Data permissions are frequently too broad, granting far too much access. This means that should someone with malicious intentions gain access to an authorised user profile, they will be able to see more than they should and do things like delete, copy or share data, which also should not be permitted. Data security and data privacy both come down to the need for more granular access control and permissioning.

So how do we manage data privacy?

We need to define policies that limit data access only to that which people need to do their job, based on the individual and their context within the organisation. Data access can be filtered by role, by geography, by specific region and even by data subject, and once segmented it can be further limited at an aggregate level. Then, if someone with malicious intent gains access, the damage they are able to do is extremely limited.

Requirements for data security and privacy have evolved and it has become imperative to deliver fine-grained access control down to the individual level, irrespective of whether data is housed in the cloud or not.

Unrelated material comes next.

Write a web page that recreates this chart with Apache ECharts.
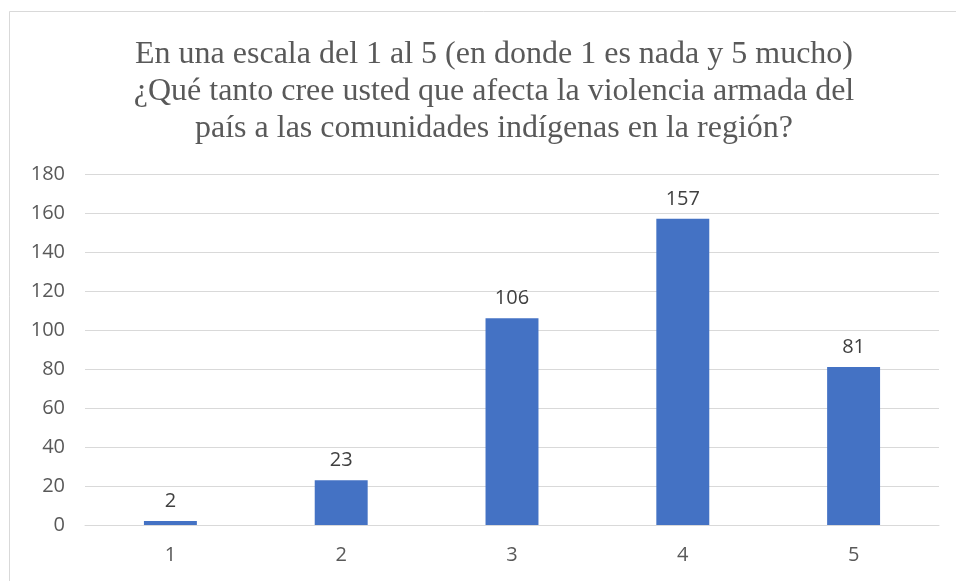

Security policies must be applied, consistently measured to ensure they are being followed, and processes need to be put into place to alert to unusual behaviours that may signal a breach or malicious activity, respond to a breach and identify what has been compromised.

The bulk of data breaches are caused by too much access to data and these privileges being abused. This needs to be addressed, and while the cloud obviously adds a layer of technical complexity to this exercise, the principles remain the same. It all comes back to data management and data governance – if you haven’t defined what data you have and classified it, it is impossible to apply data access control.

At a media briefing in late June, advocate Lebogang Stroom-Nzama, a full-time member of the Information Regulator, announced that its patience with transgressors was wearing thin. Whilst the stance to date has been to educate, in the future, potential fines of up to R10 million, as legislated by PoPIA, will be a more likely outcome of breaches.

An integrated solution that provides a consistent, reusable, repeatable and auditable process across multiple platforms is the answer to addressing this technical complexity and managing data privacy and PoPIA compliance, both on-premises and when moving into the cloud.